I’m blowing my own trumpet here, but this is a fantastic bass line. I watched John Frusciante of the Red Hot Chili Peppers play it acoustically at their gig at the MEN Arena. I think I can safely say that, of the 19,000 people there, 18,950 didn’t know what it was—but I did, and it brought a tear to my eye, definitely. Monster bass line. A bass line that every bass player dreams of and I got it, so thank you.

It’s Ian’s sideswipe at religion, the futility of religion, the things that are done and perpetrated in its name. It’s poetry. Once you unlock the meaning of the lyrics, or at least what you think are the meaning of the lyrics, you can lose yourself in them. Each one of his lyrics is like a wonderful little story in itself. Rob didn’t like this track.

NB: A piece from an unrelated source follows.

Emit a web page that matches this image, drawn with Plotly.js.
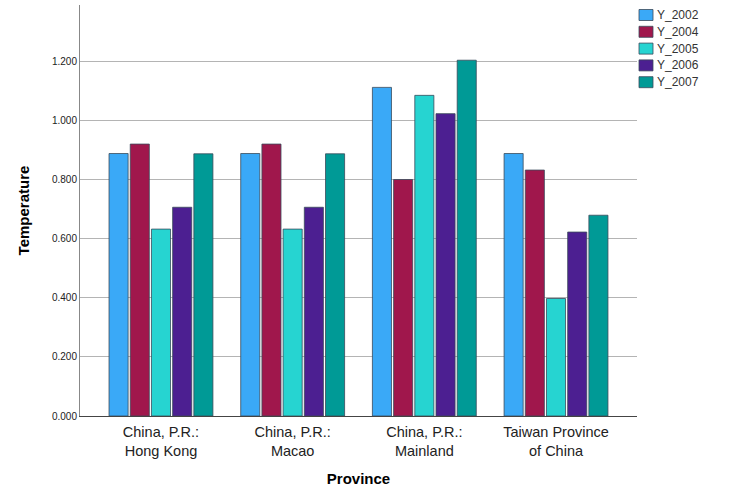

Great guitar, too. The two instruments interplay very well. I do think that Barney’s guitar playing is underrated. He’s a fantastic guitarist. One of the things that puzzled me when he started working with Johnny Marr is why he gave up the guitar. I prefer his playing. Maybe it’s that thing about always wanting to move on to something else, whereas I’ve always been quite happy to capitalize on what I’ve got. This reminds me of when I got Donald Johnson of A Certain Ratio to teach me how to do slap bass. Everyone was doing it and I was feeling the pressure, shall we say. I tried once, one lesson; he just laughed, squeezed my arm and said, “Hooky, stick to what you’re great at!” Lovely guy.

“INTERZONE”

Four twelve windows, ten in a row . . .

Me singing the main vocal while Ian does the low, backing vocal. Ian was very good like that; there seemed to be no ego with him. He was perfectly happy to let you sing, to let anyone sing. In fact he’d encourage you to do it. He was very, very generous in that respect. Strangely enough we were always trying to get Barney to sing but he was never interested.

This was the song that they tried to get us to do at RCA. The cover of “Keep On Keepin’ On”—well, not the actual song itself but the inspiration for it—and you can hear the riff in it a little.

“I REMEMBER NOTHING”

Violent more violent his hand cracks the chair . . .

We had been playing this one for a while very loosely; it had no real order. So we jammed it in the studio and Martin added the shattering glass and other effects. This was also Barney’s first foray into using the Transcendent 2000. He’d bought Sound Engineer magazine, or Sound International or something, and you got a free piece of an electronic kit every week—the idea being to build your own synthesizer, which is what he’d done; he soldered together the Transcendent 2000. Built it himself: quite an achievement. It’s used a lot on the track. One of the interesting things about Joy Division is that people can never tell who’s playing what; is it keyboard or bass or guitar? This is a great, atmospheric track and came together very quickly. In the New Order days, especially toward the end, we’d hammer our tracks to death. Budgeting a month per track to record. You’d try everything bar the kitchen sink and end up mainly coming back to exactly what you started with. Then it was blighted by the huge waste of time and money. Ending up with everyone in the group hating one another. We should have just looked at Unknown Pleasures and made every album that way. We’d probably never have split up. But people change. Ah well, last thing is the notable use of the Frank Sinatra lyric “Strangers.”